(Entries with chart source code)

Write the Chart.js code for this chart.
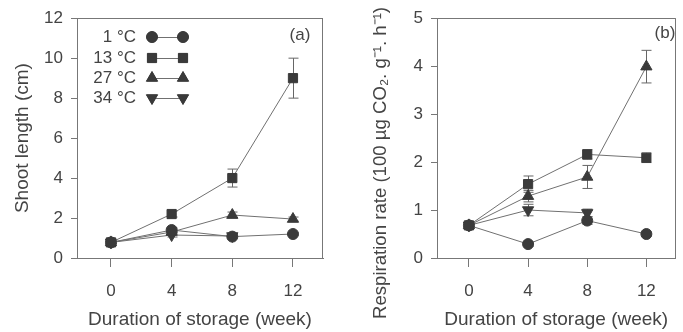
<!DOCTYPE html>
<html><head><meta charset="utf-8">
<script src="https://cdn.jsdelivr.net/npm/chart.js@4"></script>
<style>
html,body{margin:0;padding:0;background:#fff;}
#wrap{position:relative;width:683px;height:332px;overflow:hidden;background:#fff;}
#ca{position:absolute;left:0;top:0;}
#cb{position:absolute;left:340px;top:0;}
</style></head><body>
<div id="wrap"><canvas id="ca" width="340" height="332"></canvas><canvas id="cb" width="343" height="332"></canvas></div>
<script>
// ---------- data ----------
const weeks = [0, 4, 8, 12];
const xTicks = [0, 4, 8, 12];
const seriesNames = ['1 °C', '13 °C', '27 °C', '34 °C'];

// panel (a) shoot length (cm)
const shoot1  = [0.78, 1.40, 1.07, 1.20];
const shoot13 = [0.78, 2.20, 4.00, 9.00];
const shoot27 = [0.78, 1.30, 2.15, 1.95];
const shoot34 = [0.78, 1.15, 1.10, null];
const shootErr1  = [0.05, 0.10, 0.08, 0.08];
const shootErr13 = [0.05, 0.15, 0.45, 1.00];
const shootErr27 = [0.05, 0.10, 0.15, 0.10];
const shootErr34 = [0.05, 0.10, 0.10, null];
const shootTicks = [0, 2, 4, 6, 8, 10, 12];

// panel (b) respiration rate
const resp1  = [0.68, 0.29, 0.78, 0.50];
const resp13 = [0.68, 1.54, 2.16, 2.09];
const resp27 = [0.68, 1.29, 1.69, 3.99];
const resp34 = [0.68, 1.00, 0.94, null];
const respErr1  = [0.03, 0.05, 0.08, 0.05];
const respErr13 = [0.03, 0.17, 0.10, 0.10];
const respErr27 = [0.03, 0.12, 0.24, 0.34];
const respErr34 = [0.03, 0.12, 0.08, null];
const respTicks = [0, 1, 2, 3, 4, 5];

const xTitle = 'Duration of storage (week)';
const yTitleA = 'Shoot length (cm)';
const yTitleB = 'Respiration rate (100 µg CO₂. g⁻¹. h⁻¹)';

// ---------- styles ----------
const FONT = '"Liberation Sans", Arial, Helvetica, sans-serif';
const TEXT = '#444';
const AXIS = '#777';
const LINE = '#707070';
const MARK = '#3a3a3a';
const styles = [
  {pointStyle: 'circle',   radius: 5.5, rotation: 0},
  {pointStyle: 'rect',     radius: 6.5, rotation: 0},
  {pointStyle: 'triangle', radius: 6.5, rotation: 0},
  {pointStyle: 'triangle', radius: 6.5, rotation: 180}
];

function mkDatasets(vals, errs) {
  return vals.map((arr, k) => ({
    label: seriesNames[k],
    data: weeks.map((w, i) => ({x: w, y: arr[i]})).filter(p => p.y !== null),
    errors: errs[k],
    borderColor: LINE,
    borderWidth: 1,
    backgroundColor: MARK,
    pointBackgroundColor: MARK,
    pointBorderColor: MARK,
    pointBorderWidth: 1,
    pointStyle: styles[k].pointStyle,
    pointRadius: styles[k].radius,
    pointRotation: styles[k].rotation,
    tension: 0,
    fill: false
  }));
}

const errorBars = {
  id: 'errorBars',
  beforeDatasetsDraw(chart) {
    const {ctx, scales: {x, y}} = chart;
    ctx.save();
    ctx.strokeStyle = '#666';
    ctx.lineWidth = 1;
    chart.data.datasets.forEach(ds => {
      ds.data.forEach((p, i) => {
        const e = ds.errors[i];
        if (p.y === null || !e) return;
        const px = Math.round(x.getPixelForValue(p.x)) + 0.5;
        const t = y.getPixelForValue(p.y + e), b = y.getPixelForValue(p.y - e);
        ctx.beginPath();
        ctx.moveTo(px, t); ctx.lineTo(px, b);
        ctx.moveTo(px - 5, t); ctx.lineTo(px + 5, t);
        ctx.moveTo(px - 5, b); ctx.lineTo(px + 5, b);
        ctx.stroke();
      });
    });
    ctx.restore();
  }
};

function frame(label, lx, ly, legend, sideTitle) {
  return {
    id: 'frame',
    afterDraw(chart) {
      const {ctx, chartArea: a} = chart;
      ctx.save();
      ctx.strokeStyle = AXIS;
      ctx.lineWidth = 1;
      ctx.beginPath();
      ctx.moveTo(a.left, Math.round(a.top) + 0.5);
      ctx.lineTo(a.right, Math.round(a.top) + 0.5);
      ctx.moveTo(Math.round(a.right) - 0.5, a.top);
      ctx.lineTo(Math.round(a.right) - 0.5, a.bottom);
      ctx.stroke();
      ctx.fillStyle = TEXT;
      ctx.font = '17px ' + FONT;
      ctx.textAlign = 'center';
      ctx.textBaseline = 'middle';
      ctx.fillText(label, lx, ly);
      if (sideTitle) {
        ctx.save();
        ctx.font = '18.6px ' + FONT;
        ctx.translate(41, 163);
        ctx.rotate(-Math.PI / 2);
        ctx.fillText(sideTitle, 0, 0);
        ctx.restore();
      }
      if (legend) {
        const rows = [37, 58, 78, 98];
        seriesNames.forEach((n, k) => {
          const yy = rows[k];
          ctx.fillStyle = TEXT;
          ctx.textAlign = 'right';
          ctx.fillText(n, 136, yy);
          ctx.strokeStyle = LINE;
          ctx.beginPath();
          ctx.moveTo(152, yy + 0.5); ctx.lineTo(183, yy + 0.5);
          ctx.stroke();
          [152, 183].forEach(mx => {
            ctx.fillStyle = MARK; ctx.strokeStyle = MARK;
            Chart.helpers.drawPoint(ctx, {pointStyle: styles[k].pointStyle, radius: styles[k].radius, rotation: styles[k].rotation, borderWidth: 1}, mx, yy);
            ctx.fill();
          });
        });
      }
      ctx.restore();
    }
  };
}

function mkChart(id, datasets, yTicks, ymax, yTitle, yW, titlePad, xmin, xmax, rightPad, plugins) {
  return new Chart(document.getElementById(id), {
    type: 'line',
    data: {datasets},
    options: {
      responsive: false,
      animation: false,
      devicePixelRatio: 1,
      layout: {padding: {top: 18, right: rightPad, left: 0, bottom: 0}},
      plugins: {legend: {display: false}, tooltip: {enabled: false}},
      scales: {
        x: {
          type: 'linear', min: xmin, max: xmax,
          afterBuildTicks: s => { s.ticks = xTicks.map(v => ({value: v})); },
          afterFit: s => { s.height = 74; },
          grid: {drawOnChartArea: false, drawTicks: true, tickLength: 9, color: AXIS},
          border: {display: true, color: AXIS},
          ticks: {font: {family: FONT, size: 17}, color: TEXT, padding: 14, maxRotation: 0},
          title: {display: true, text: xTitle, font: {family: FONT, size: 19}, color: TEXT, padding: {top: 0, bottom: 1}}
        },
        y: {
          min: 0, max: ymax,
          afterBuildTicks: s => { s.ticks = yTicks.map(v => ({value: v})); },
          afterFit: s => { s.width = yW; },
          grid: {drawOnChartArea: false, drawTicks: true, tickLength: 6, color: AXIS},
          border: {display: true, color: AXIS},
          ticks: {font: {family: FONT, size: 17}, color: TEXT, padding: 8},
          title: {display: !!yTitle, text: yTitle || '', font: {family: FONT, size: 19}, color: TEXT, padding: {top: titlePad, bottom: 0}}
        }
      }
    },
    plugins
  });
}

mkChart('ca',
  mkDatasets([shoot1, shoot13, shoot27, shoot34], [shootErr1, shootErr13, shootErr27, shootErr34]),
  shootTicks, 12, yTitleA, 77, 11, -2.24, 13.98, 17,
  [errorBars, frame('(a)', 300, 35, true, null)]);

mkChart('cb',
  mkDatasets([resp1, resp13, resp27, resp34], [respErr1, respErr13, respErr27, respErr34]),
  respTicks, 5, null, 97, 0, -2.16, 13.97, 0,
  [errorBars, frame('(b)', 325, 33, false, yTitleB)]);
</script>
</body></html>
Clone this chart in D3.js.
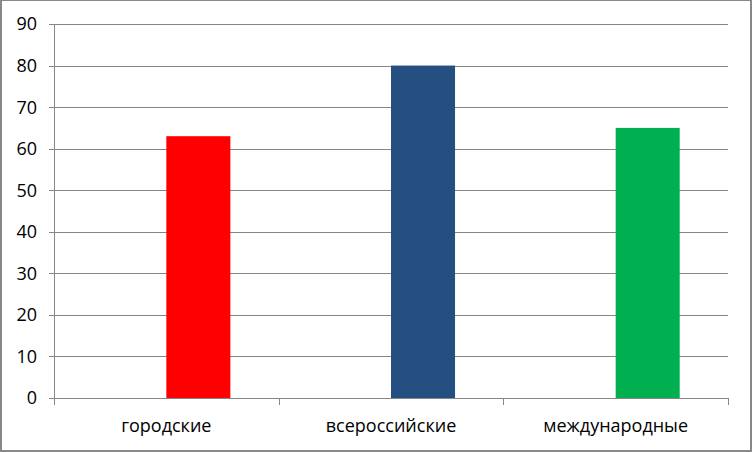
<!DOCTYPE html>
<html>
<head>
<meta charset="utf-8">
<script src="https://cdn.jsdelivr.net/npm/d3@7"></script>
<style>
html,body{margin:0;padding:0;background:#fff;}
svg{display:block;}
</style>
</head>
<body>
<svg id="chart" width="752" height="452"></svg>
<script>
const categories = ["городские", "всероссийские", "международные"];
const values = [63, 80, 65];
const colors = ["#ff0000", "#254f80", "#00b050"];
const yTicks = [0, 10, 20, 30, 40, 50, 60, 70, 80, 90];

(function () {
const svg = d3.select("#chart");
const W = 752, H = 452;
const mLeft = 54, mRight = 728, mTop = 24, mBottom = 398;

// outer border
svg.append("rect").attr("x", 0).attr("y", 0).attr("width", W).attr("height", H).attr("fill", "#888");
svg.append("rect").attr("x", 2).attr("y", 1).attr("width", W - 4).attr("height", H - 3).attr("fill", "#fff");

const x = d3.scaleBand().domain(categories).range([mLeft, mRight]).padding(0);
const y = d3.scaleLinear().domain([0, 90]).range([mBottom, mTop]);

const font = "'Open Sans', 'Noto Sans', sans-serif";

// gridlines
svg.append("g").selectAll("line").data(yTicks).join("line")
  .attr("x1", mLeft - 5).attr("x2", mRight)
  .attr("y1", d => Math.round(y(d)) + 0.5).attr("y2", d => Math.round(y(d)) + 0.5)
  .attr("stroke", "#868686").attr("stroke-width", 1);

// y axis line
svg.append("line").attr("x1", mLeft + 0.5).attr("x2", mLeft + 0.5)
  .attr("y1", mTop).attr("y2", mBottom + 0.5).attr("stroke", "#868686");

// y labels
svg.append("g").selectAll("text").data(yTicks).join("text")
  .attr("x", 37).attr("y", d => y(d)).attr("dy", "0.36em")
  .attr("text-anchor", "end")
  .attr("font-family", font).attr("font-size", 18).attr("fill", "#000")
  .text(d => d);

// x axis ticks (category boundaries)
const bounds = categories.map(c => x(c)).concat([mRight]);
svg.append("g").selectAll("line").data(bounds).join("line")
  .attr("x1", d => Math.round(d) + 0.5).attr("x2", d => Math.round(d) + 0.5)
  .attr("y1", mBottom).attr("y2", mBottom + 7)
  .attr("stroke", "#868686");

// bars: placed in the second half of each category (first series empty)
const barW = x.bandwidth() * 0.285;
svg.append("g").selectAll("rect").data(values).join("rect")
  .attr("x", (d, i) => x(categories[i]) + x.bandwidth() / 2)
  .attr("width", barW)
  .attr("y", d => y(d))
  .attr("height", d => y(0) - y(d))
  .attr("fill", (d, i) => colors[i]);

// x labels
svg.append("g").selectAll("text").data(categories).join("text")
  .attr("x", d => x(d) + x.bandwidth() / 2)
  .attr("y", 432)
  .attr("text-anchor", "middle")
  .attr("font-family", font).attr("font-size", 18).attr("fill", "#000")
  .text(d => d);
})();
</script>
</body>
</html>
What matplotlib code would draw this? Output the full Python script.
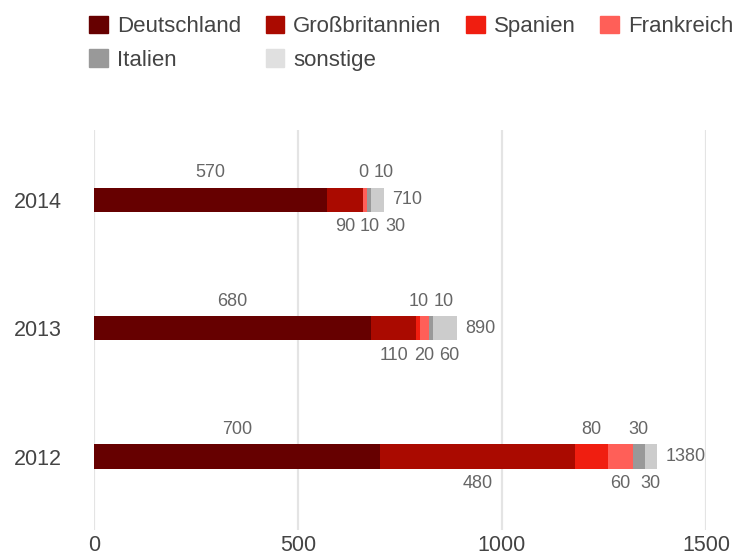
import matplotlib.pyplot as plt
from matplotlib.patches import Patch

plt.rcParams['font.family'] = ['Liberation Sans', 'DejaVu Sans']

years = ['2014', '2013', '2012']
series = ['Deutschland', 'Großbritannien', 'Spanien', 'Frankreich', 'Italien', 'sonstige']
colors = ['#660000', '#aa0a00', '#f01e10', '#ff5f58', '#999999', '#cccccc']
legend_colors = ['#660000', '#aa0a00', '#f01e10', '#ff5f58', '#999999', '#e0e0e0']

deutschland = [570, 680, 700]
grossbritannien = [90, 110, 480]
spanien = [0, 10, 80]
frankreich = [10, 20, 60]
italien = [10, 10, 30]
sonstige = [30, 60, 30]
values = [deutschland, grossbritannien, spanien, frankreich, italien, sonstige]

fig = plt.figure(figsize=(7.36, 5.59), dpi=100)
ax = fig.add_axes([0.1277, 0.052, 0.8315, 0.716])

pos = list(range(len(years)))
bar_h = 0.19
left = [0] * len(years)
labels = []  # (row, side, center, text)
for i, (name, vals, col) in enumerate(zip(series, values, colors)):
    ax.barh(pos, vals, left=left, height=bar_h, color=col, label=name)
    side = -1 if i % 2 == 0 else 1
    for r, v in enumerate(vals):
        c = left[r] + v / 2
        t = ax.text(c, r + side * 0.21, str(v), ha='center', va='center',
                    fontsize=13, color='#666666')
        labels.append((r, side, c, t))
    left = [a + b for a, b in zip(left, vals)]

for r, tot in enumerate(left):
    ax.text(tot + 20, r, str(tot), ha='left', va='center', fontsize=13, color='#666666')

ax.set_xlim(0, 1500)
ax.set_ylim(2.57, -0.545)
ax.set_xticks([0, 500, 1000, 1500])
ax.set_yticks(pos)
ax.set_yticklabels(years)
ax.tick_params(length=0, labelsize=15.5, labelcolor='#444444')
ax.tick_params(axis='y', pad=23)
ax.tick_params(axis='x', pad=4)
ax.grid(axis='x', color='#e4e4e4', linewidth=1.6)
ax.set_axisbelow(True)
for s in ax.spines.values():
    s.set_visible(False)

# push overlapping value labels to the right
fig.canvas.draw()
renderer = fig.canvas.get_renderer()
unit_px = ax.transData.transform((1, 0))[0] - ax.transData.transform((0, 0))[0]
for r in pos:
    for side in (-1, 1):
        group = sorted([l for l in labels if l[0] == r and l[1] == side], key=lambda l: l[2])
        prev_right = None
        for _, _, c, t in group:
            w = t.get_window_extent(renderer).width / unit_px
            x = c
            if prev_right is not None and x - w / 2 < prev_right + 5 / unit_px:
                x = prev_right + 5 / unit_px + w / 2
            t.set_x(x)
            prev_right = x + w / 2

handles = [Patch(color=c) for c in legend_colors]
order = [0, 4, 1, 5, 2, 3]
fig.legend([handles[i] for i in order], [series[i] for i in order],
           loc='upper left', bbox_to_anchor=(0.1, 1.0), ncol=4, frameon=False,
           fontsize=16, labelcolor='#444444', handlelength=0.85, handleheight=0.85,
           handletextpad=0.4, columnspacing=1.1, labelspacing=0.55,
           borderaxespad=0.3)

fig.savefig('out.png', dpi=100)
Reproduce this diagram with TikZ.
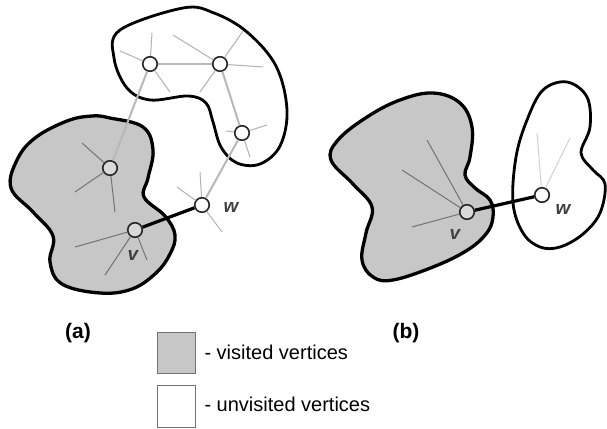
\documentclass[tikz,border=0pt]{standalone}
\usepackage{fontspec}
\setmainfont{Liberation Sans}
\begin{document}
\begin{tikzpicture}[x=1pt,y=-1pt,
  blob/.style={line width=3.3pt, line join=round},
  visited/.style={fill=black!22},
  vtx/.style={circle, draw=black!85, fill=white, line width=1.6pt, minimum size=14.5pt, inner sep=0pt},
  vvis/.style={vtx, fill=black!15},
  treeedge/.style={draw=black!28, line width=2pt},
  stubin/.style={draw=black!55, line width=1pt},
  stubout/.style={draw=black!30, line width=1pt},
  stubfaint/.style={draw=black!18, line width=1pt},
  link/.style={draw=black, line width=3.2pt},
  vlabel/.style={font=\fontsize{19}{19}\selectfont\bfseries\itshape, text=black!75},
  sublabel/.style={font=\fontsize{21}{21}\selectfont\bfseries},
  legend/.style={font=\fontsize{20}{20}\selectfont, anchor=west},
  legbox/.style={draw=black!55, line width=0.8pt}
]
\useasboundingbox (0,0) rectangle (607,428);
% ---------- (a) ----------
\draw[blob, visited] plot[smooth cycle, tension=0.65] coordinates {
  (110,118) (143,127) (153,150) (148,178) (144,197) (165,216) (175,235)
  (170,254) (156,273) (132,289) (100,293) (62,284) (50,262) (53,236)
  (33,212) (11,188) (17,160) (35,138) (67,121) (92,116)};
\draw[blob, line width=2.8pt, fill=white] plot[smooth cycle, tension=0.6] coordinates {
  (183,8) (214,13) (247,32) (276,66) (287,110) (280,146) (260,164)
  (237,163) (221,147) (213,122) (206,103) (188,96) (150,100) (127,88)
  (114,58) (120,30)};
\node[vtx] (a1) at (150,64) {};
\node[vtx] (a2) at (220,64) {};
\node[vtx] (a3) at (242,133) {};
\node[vtx] (aw) at (202,205) {};
\node[vvis] (ab) at (110,168) {};
\node[vvis] (av) at (135,230) {};
\foreach \n/\x/\y in {a1s1/120/51, a1s2/152/33, a1s3/170/92,
  a2s1/173/35, a2s2/243/31, a2s3/263/67, a2s4/200/92,
  a3s1/226/131, a3s2/267/125, a3s3/250/157,
  aws1/177/187, aws2/200/172, aws3/222/232,
  abs1/82/143, abs2/75/192, abs3/115/212,
  avs1/75/247, avs2/105/275, avs3/147/260}
  \coordinate (\n) at (\x,\y);
\draw[treeedge] (a1) -- (a2);
\draw[treeedge] (a2) -- (a3);
\draw[treeedge] (a3) -- (aw);
\draw[treeedge] (a1) -- (ab);
\foreach \s in {a1s1,a1s2,a1s3} \draw[stubout] (a1) -- (\s);
\foreach \s in {a2s1,a2s2,a2s3,a2s4} \draw[stubout] (a2) -- (\s);
\foreach \s in {a3s1,a3s2,a3s3} \draw[stubout] (a3) -- (\s);
\foreach \s in {aws1,aws2,aws3} \draw[stubout] (aw) -- (\s);
\foreach \s in {abs1,abs2,abs3} \draw[stubin] (ab) -- (\s);
\foreach \s in {avs1,avs2,avs3} \draw[stubin] (av) -- (\s);
\draw[link] (av) -- (aw);
\node[vlabel] (awl) at (231,207) {w};
\node[vlabel] (avl) at (133,255) {v};
% ---------- (b) ----------
\draw[blob, visited] plot[smooth cycle, tension=0.65] coordinates {
  (433,93) (460,103) (472,127) (470,157) (465,175) (475,188) (490,200)
  (493,217) (486,234) (466,251) (433,267) (393,280) (373,277) (362,260)
  (366,233) (372,207) (353,184) (331,160) (338,140) (367,117) (400,100)};
\draw[blob, line width=2.8pt, fill=white] plot[smooth cycle, tension=0.6] coordinates {
  (567,82) (587,97) (590,127) (581,153) (593,170) (605,184) (600,213)
  (583,234) (560,247) (540,247) (523,233) (513,203) (516,157) (527,120)
  (543,90)};
\node[vvis] (bv) at (467,212) {};
\node[vtx] (bw) at (542,195) {};
\coordinate (bvs1) at (427,140);
\coordinate (bvs2) at (402,170);
\coordinate (bvs3) at (412,227);
\coordinate (bws1) at (537,133);
\coordinate (bws2) at (570,138);
\foreach \s in {bvs1,bvs2,bvs3} \draw[stubin] (bv) -- (\s);
\foreach \s in {bws1,bws2} \draw[stubfaint] (bw) -- (\s);
\draw[link] (bv) -- (bw);
\node[vlabel] (bwl) at (563,209) {w};
\node[vlabel] (bvl) at (455,234) {v};
% ---------- labels and legend ----------
\node[sublabel] (la) at (78,333) {(a)};
\node[sublabel] (lb) at (406,333) {(b)};
\draw[legbox, visited] (157,332) rectangle (195,373);
\draw[legbox, fill=white] (157,385) rectangle (195,427);
\node[legend] (t1) at (201,352) {- visited vertices};
\node[legend] (t2) at (201,404) {- unvisited vertices};
\end{tikzpicture}
\end{document}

> GOAL:
Write out again, exactly, the lines from the start of the listing up to the line containing "const shootTicks = [0, 2, 4, 6, 8, 10, 12];", with both ends and without pictures.

> TASK RESULT:
Write the Chart.js code for this chart.
<!DOCTYPE html>
<html><head><meta charset="utf-8">
<script src="https://cdn.jsdelivr.net/npm/chart.js@4"></script>
<style>
html,body{margin:0;padding:0;background:#fff;}
#wrap{position:relative;width:683px;height:332px;overflow:hidden;background:#fff;}
#ca{position:absolute;left:0;top:0;}
#cb{position:absolute;left:340px;top:0;}
</style></head><body>
<div id="wrap"><canvas id="ca" width="340" height="332"></canvas><canvas id="cb" width="343" height="332"></canvas></div>
<script>
// ---------- data ----------
const weeks = [0, 4, 8, 12];
const xTicks = [0, 4, 8, 12];
const seriesNames = ['1 °C', '13 °C', '27 °C', '34 °C'];

// panel (a) shoot length (cm)
const shoot1  = [0.78, 1.40, 1.07, 1.20];
const shoot13 = [0.78, 2.20, 4.00, 9.00];
const shoot27 = [0.78, 1.30, 2.15, 1.95];
const shoot34 = [0.78, 1.15, 1.10, null];
const shootErr1  = [0.05, 0.10, 0.08, 0.08];
const shootErr13 = [0.05, 0.15, 0.45, 1.00];
const shootErr27 = [0.05, 0.10, 0.15, 0.10];
const shootErr34 = [0.05, 0.10, 0.10, null];
const shootTicks = [0, 2, 4, 6, 8, 10, 12];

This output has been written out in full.